* Supplied information
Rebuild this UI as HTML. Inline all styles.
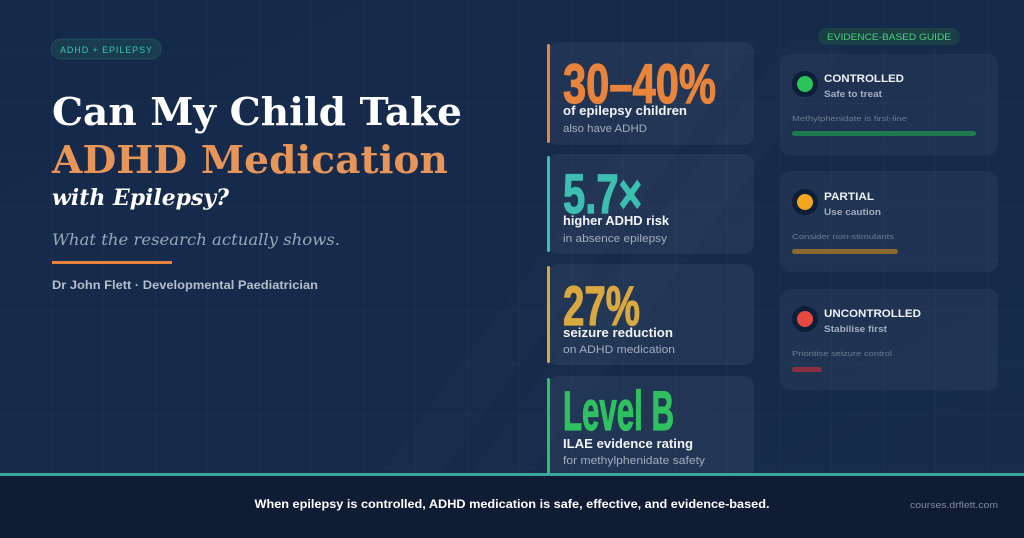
<!DOCTYPE html>
<html><head><meta charset="utf-8"><style>
html,body{margin:0;padding:0;background:#152847;}
svg{display:block}
</style></head><body>
<svg width="1024" height="538" viewBox="0 0 1024 538" xmlns="http://www.w3.org/2000/svg">
<defs>
<linearGradient id="bg" x1="0" y1="0" x2="1" y2="1">
<stop offset="0" stop-color="#15294a"/><stop offset="1" stop-color="#172c4d"/>
</linearGradient>
<pattern id="grid" width="52" height="52" patternUnits="userSpaceOnUse">
<path d="M52 0V52M0 52H52" stroke="#ffffff" stroke-opacity="0.035" stroke-width="1" fill="none"/>
</pattern>
</defs>
<rect width="1024" height="538" fill="url(#bg)"/>
<rect width="1024" height="474" fill="url(#grid)"/>
<polygon points="380,474 700,40 760,40 440,474" fill="#ffffff" fill-opacity="0.012"/>
<polygon points="470,474 790,40 850,40 530,474" fill="#ffffff" fill-opacity="0.01"/>

<g font-family="Liberation Sans, sans-serif">
<!-- left -->
<rect x="51" y="39" width="110" height="20" rx="10" fill="#1d4a52" fill-opacity="0.6" stroke="#2a6a6a" stroke-opacity="0.5"/>
<text x="106" y="53" font-size="9" fill="#3cc3b2" text-anchor="middle" textLength="92">ADHD + EPILEPSY</text>
<text x="52" y="125" font-family="DejaVu Serif, serif" font-weight="bold" font-size="38" fill="#ffffff" textLength="410" lengthAdjust="spacingAndGlyphs">Can My Child Take</text>
<text x="52" y="173" font-family="DejaVu Serif, serif" font-weight="bold" font-size="38" fill="#e8955a" textLength="396" lengthAdjust="spacingAndGlyphs">ADHD Medication</text>
<text x="52" y="205" font-family="DejaVu Serif, serif" font-weight="bold" font-style="italic" font-size="22" fill="#ffffff" textLength="177" lengthAdjust="spacingAndGlyphs">with Epilepsy?</text>
<text x="52" y="245" font-family="DejaVu Serif, serif" font-style="italic" font-size="16" fill="#9aa6b8" textLength="288" lengthAdjust="spacingAndGlyphs">What the research actually shows.</text>
<rect x="52" y="261" width="120" height="3" fill="#e8843c"/>
<text x="52" y="289" font-size="11.5" font-weight="bold" fill="#b5bfcc" textLength="266" lengthAdjust="spacingAndGlyphs">Dr John Flett · Developmental Paediatrician</text>

<!-- stat cards -->
<g fill="#ffffff" fill-opacity="0.05">
<rect x="548" y="42" width="206" height="103" rx="10"/>
<rect x="548" y="154" width="206" height="100" rx="10"/>
<rect x="548" y="264" width="206" height="101" rx="10"/>
<rect x="548" y="376" width="206" height="110" rx="10"/>
</g>
<rect x="547" y="44" width="3" height="99" rx="1.5" fill="#e8843c"/>
<rect x="547" y="156" width="3" height="96" rx="1.5" fill="#3cbfb0"/>
<rect x="547" y="266" width="3" height="97" rx="1.5" fill="#d9a840"/>
<rect x="547" y="378" width="3" height="96" rx="1.5" fill="#2fc060"/>

<g font-family="Liberation Sans Narrow, Liberation Sans, sans-serif" font-weight="bold" font-size="56" stroke-width="1.2">
<text x="563" y="103" fill="#e8843c" stroke="#e8843c" textLength="153" lengthAdjust="spacingAndGlyphs">30–40%</text>
<text x="563" y="213" fill="#3cbfb0" stroke="#3cbfb0" textLength="79" lengthAdjust="spacingAndGlyphs">5.7×</text>
<text x="563" y="325" fill="#d9a840" stroke="#d9a840" textLength="77" lengthAdjust="spacingAndGlyphs">27%</text>
<text x="563" y="430" fill="#2fc060" stroke="#2fc060" textLength="111" lengthAdjust="spacingAndGlyphs">Level B</text>
</g>
<g font-size="13" font-weight="bold" fill="#f2f4f8">
<text x="563" y="115" textLength="124" lengthAdjust="spacingAndGlyphs">of epilepsy children</text>
<text x="563" y="225" textLength="106" lengthAdjust="spacingAndGlyphs">higher ADHD risk</text>
<text x="563" y="337" textLength="110" lengthAdjust="spacingAndGlyphs">seizure reduction</text>
<text x="563" y="448" textLength="130" lengthAdjust="spacingAndGlyphs">ILAE evidence rating</text>
</g>
<g font-size="11" fill="#a3adbd">
<text x="563" y="132" textLength="84" lengthAdjust="spacingAndGlyphs">also have ADHD</text>
<text x="563" y="242" textLength="104" lengthAdjust="spacingAndGlyphs">in absence epilepsy</text>
<text x="563" y="353" textLength="112" lengthAdjust="spacingAndGlyphs">on ADHD medication</text>
<text x="563" y="464" textLength="142" lengthAdjust="spacingAndGlyphs">for methylphenidate safety</text>
</g>

<!-- right -->
<rect x="818" y="28" width="142" height="17" rx="8.5" fill="#1d4a44" fill-opacity="0.7"/>
<text x="889" y="40" font-size="9" fill="#4cd07a" text-anchor="middle" textLength="124" lengthAdjust="spacingAndGlyphs">EVIDENCE-BASED GUIDE</text>
<g fill="#ffffff" fill-opacity="0.04">
<rect x="780" y="54" width="218" height="101" rx="10"/>
<rect x="780" y="171" width="218" height="101" rx="10"/>
<rect x="780" y="289" width="218" height="101" rx="10"/>
</g>
<circle cx="805" cy="84" r="13" fill="#0f1e38"/><circle cx="805" cy="84" r="8" fill="#2bc45c"/>
<circle cx="805" cy="202" r="13" fill="#0f1e38"/><circle cx="805" cy="202" r="8" fill="#f2a71e"/>
<circle cx="805" cy="319" r="13" fill="#0f1e38"/><circle cx="805" cy="319" r="8" fill="#e8493e"/>
<g font-size="11" font-weight="bold" fill="#eef1f6">
<text x="824" y="82" textLength="80" lengthAdjust="spacingAndGlyphs">CONTROLLED</text>
<text x="824" y="200" textLength="50" lengthAdjust="spacingAndGlyphs">PARTIAL</text>
<text x="824" y="317" textLength="97" lengthAdjust="spacingAndGlyphs">UNCONTROLLED</text>
</g>
<g font-size="9.5" font-weight="bold" fill="#a3adbd">
<text x="824" y="97" textLength="58" lengthAdjust="spacingAndGlyphs">Safe to treat</text>
<text x="824" y="215" textLength="57" lengthAdjust="spacingAndGlyphs">Use caution</text>
<text x="824" y="332" textLength="63" lengthAdjust="spacingAndGlyphs">Stabilise first</text>
</g>
<g font-size="7" fill="#6f7c92">
<text x="792" y="121" textLength="115" lengthAdjust="spacingAndGlyphs">Methylphenidate is first-line</text>
<text x="792" y="239" textLength="102" lengthAdjust="spacingAndGlyphs">Consider non-stimulants</text>
<text x="792" y="356" textLength="100" lengthAdjust="spacingAndGlyphs">Prioritise seizure control</text>
</g>
<rect x="792" y="131" width="184" height="5" rx="2.5" fill="#1e7a4c"/>
<rect x="792" y="249" width="106" height="5" rx="2.5" fill="#8a6a2e"/>
<rect x="792" y="367" width="30" height="5" rx="2.5" fill="#8a3040"/>

<!-- footer -->
<rect x="0" y="474" width="1024" height="64" fill="#101c33"/>
<rect x="0" y="473" width="1024" height="3" fill="#3aa89c"/>
<text x="512" y="508" font-size="12" font-weight="bold" fill="#ffffff" text-anchor="middle" textLength="515" lengthAdjust="spacingAndGlyphs">When epilepsy is controlled, ADHD medication is safe, effective, and evidence-based.</text>
<text x="998" y="508" font-size="9" fill="#7f8aa0" text-anchor="end" textLength="88" lengthAdjust="spacingAndGlyphs">courses.drflett.com</text>
</g>
</svg>
</body></html>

* Exercise task
Reproduce every line of the material precisely, omitting its pictures.

* Expected answer
Rebuild this UI as HTML. Inline all styles.
<!DOCTYPE html>
<html><head><meta charset="utf-8"><style>
html,body{margin:0;padding:0;background:#152847;}
svg{display:block}
</style></head><body>
<svg width="1024" height="538" viewBox="0 0 1024 538" xmlns="http://www.w3.org/2000/svg">
<defs>
<linearGradient id="bg" x1="0" y1="0" x2="1" y2="1">
<stop offset="0" stop-color="#15294a"/><stop offset="1" stop-color="#172c4d"/>
</linearGradient>
<pattern id="grid" width="52" height="52" patternUnits="userSpaceOnUse">
<path d="M52 0V52M0 52H52" stroke="#ffffff" stroke-opacity="0.035" stroke-width="1" fill="none"/>
</pattern>
</defs>
<rect width="1024" height="538" fill="url(#bg)"/>
<rect width="1024" height="474" fill="url(#grid)"/>
<polygon points="380,474 700,40 760,40 440,474" fill="#ffffff" fill-opacity="0.012"/>
<polygon points="470,474 790,40 850,40 530,474" fill="#ffffff" fill-opacity="0.01"/>

<g font-family="Liberation Sans, sans-serif">
<!-- left -->
<rect x="51" y="39" width="110" height="20" rx="10" fill="#1d4a52" fill-opacity="0.6" stroke="#2a6a6a" stroke-opacity="0.5"/>
<text x="106" y="53" font-size="9" fill="#3cc3b2" text-anchor="middle" textLength="92">ADHD + EPILEPSY</text>
<text x="52" y="125" font-family="DejaVu Serif, serif" font-weight="bold" font-size="38" fill="#ffffff" textLength="410" lengthAdjust="spacingAndGlyphs">Can My Child Take</text>
<text x="52" y="173" font-family="DejaVu Serif, serif" font-weight="bold" font-size="38" fill="#e8955a" textLength="396" lengthAdjust="spacingAndGlyphs">ADHD Medication</text>
<text x="52" y="205" font-family="DejaVu Serif, serif" font-weight="bold" font-style="italic" font-size="22" fill="#ffffff" textLength="177" lengthAdjust="spacingAndGlyphs">with Epilepsy?</text>
<text x="52" y="245" font-family="DejaVu Serif, serif" font-style="italic" font-size="16" fill="#9aa6b8" textLength="288" lengthAdjust="spacingAndGlyphs">What the research actually shows.</text>
<rect x="52" y="261" width="120" height="3" fill="#e8843c"/>
<text x="52" y="289" font-size="11.5" font-weight="bold" fill="#b5bfcc" textLength="266" lengthAdjust="spacingAndGlyphs">Dr John Flett · Developmental Paediatrician</text>

<!-- stat cards -->
<g fill="#ffffff" fill-opacity="0.05">
<rect x="548" y="42" width="206" height="103" rx="10"/>
<rect x="548" y="154" width="206" height="100" rx="10"/>
<rect x="548" y="264" width="206" height="101" rx="10"/>
<rect x="548" y="376" width="206" height="110" rx="10"/>
</g>
<rect x="547" y="44" width="3" height="99" rx="1.5" fill="#e8843c"/>
<rect x="547" y="156" width="3" height="96" rx="1.5" fill="#3cbfb0"/>
<rect x="547" y="266" width="3" height="97" rx="1.5" fill="#d9a840"/>
<rect x="547" y="378" width="3" height="96" rx="1.5" fill="#2fc060"/>

<g font-family="Liberation Sans Narrow, Liberation Sans, sans-serif" font-weight="bold" font-size="56" stroke-width="1.2">
<text x="563" y="103" fill="#e8843c" stroke="#e8843c" textLength="153" lengthAdjust="spacingAndGlyphs">30–40%</text>
<text x="563" y="213" fill="#3cbfb0" stroke="#3cbfb0" textLength="79" lengthAdjust="spacingAndGlyphs">5.7×</text>
<text x="563" y="325" fill="#d9a840" stroke="#d9a840" textLength="77" lengthAdjust="spacingAndGlyphs">27%</text>
<text x="563" y="430" fill="#2fc060" stroke="#2fc060" textLength="111" lengthAdjust="spacingAndGlyphs">Level B</text>
</g>
<g font-size="13" font-weight="bold" fill="#f2f4f8">
<text x="563" y="115" textLength="124" lengthAdjust="spacingAndGlyphs">of epilepsy children</text>
<text x="563" y="225" textLength="106" lengthAdjust="spacingAndGlyphs">higher ADHD risk</text>
<text x="563" y="337" textLength="110" lengthAdjust="spacingAndGlyphs">seizure reduction</text>
<text x="563" y="448" textLength="130" lengthAdjust="spacingAndGlyphs">ILAE evidence rating</text>
</g>
<g font-size="11" fill="#a3adbd">
<text x="563" y="132" textLength="84" lengthAdjust="spacingAndGlyphs">also have ADHD</text>
<text x="563" y="242" textLength="104" lengthAdjust="spacingAndGlyphs">in absence epilepsy</text>
<text x="563" y="353" textLength="112" lengthAdjust="spacingAndGlyphs">on ADHD medication</text>
<text x="563" y="464" textLength="142" lengthAdjust="spacingAndGlyphs">for methylphenidate safety</text>
</g>

<!-- right -->
<rect x="818" y="28" width="142" height="17" rx="8.5" fill="#1d4a44" fill-opacity="0.7"/>
<text x="889" y="40" font-size="9" fill="#4cd07a" text-anchor="middle" textLength="124" lengthAdjust="spacingAndGlyphs">EVIDENCE-BASED GUIDE</text>
<g fill="#ffffff" fill-opacity="0.04">
<rect x="780" y="54" width="218" height="101" rx="10"/>
<rect x="780" y="171" width="218" height="101" rx="10"/>
<rect x="780" y="289" width="218" height="101" rx="10"/>
</g>
<circle cx="805" cy="84" r="13" fill="#0f1e38"/><circle cx="805" cy="84" r="8" fill="#2bc45c"/>
<circle cx="805" cy="202" r="13" fill="#0f1e38"/><circle cx="805" cy="202" r="8" fill="#f2a71e"/>
<circle cx="805" cy="319" r="13" fill="#0f1e38"/><circle cx="805" cy="319" r="8" fill="#e8493e"/>
<g font-size="11" font-weight="bold" fill="#eef1f6">
<text x="824" y="82" textLength="80" lengthAdjust="spacingAndGlyphs">CONTROLLED</text>
<text x="824" y="200" textLength="50" lengthAdjust="spacingAndGlyphs">PARTIAL</text>
<text x="824" y="317" textLength="97" lengthAdjust="spacingAndGlyphs">UNCONTROLLED</text>
</g>
<g font-size="9.5" font-weight="bold" fill="#a3adbd">
<text x="824" y="97" textLength="58" lengthAdjust="spacingAndGlyphs">Safe to treat</text>
<text x="824" y="215" textLength="57" lengthAdjust="spacingAndGlyphs">Use caution</text>
<text x="824" y="332" textLength="63" lengthAdjust="spacingAndGlyphs">Stabilise first</text>
</g>
<g font-size="7" fill="#6f7c92">
<text x="792" y="121" textLength="115" lengthAdjust="spacingAndGlyphs">Methylphenidate is first-line</text>
<text x="792" y="239" textLength="102" lengthAdjust="spacingAndGlyphs">Consider non-stimulants</text>
<text x="792" y="356" textLength="100" lengthAdjust="spacingAndGlyphs">Prioritise seizure control</text>
</g>
<rect x="792" y="131" width="184" height="5" rx="2.5" fill="#1e7a4c"/>
<rect x="792" y="249" width="106" height="5" rx="2.5" fill="#8a6a2e"/>
<rect x="792" y="367" width="30" height="5" rx="2.5" fill="#8a3040"/>

<!-- footer -->
<rect x="0" y="474" width="1024" height="64" fill="#101c33"/>
<rect x="0" y="473" width="1024" height="3" fill="#3aa89c"/>
<text x="512" y="508" font-size="12" font-weight="bold" fill="#ffffff" text-anchor="middle" textLength="515" lengthAdjust="spacingAndGlyphs">When epilepsy is controlled, ADHD medication is safe, effective, and evidence-based.</text>
<text x="998" y="508" font-size="9" fill="#7f8aa0" text-anchor="end" textLength="88" lengthAdjust="spacingAndGlyphs">courses.drflett.com</text>
</g>
</svg>
</body></html>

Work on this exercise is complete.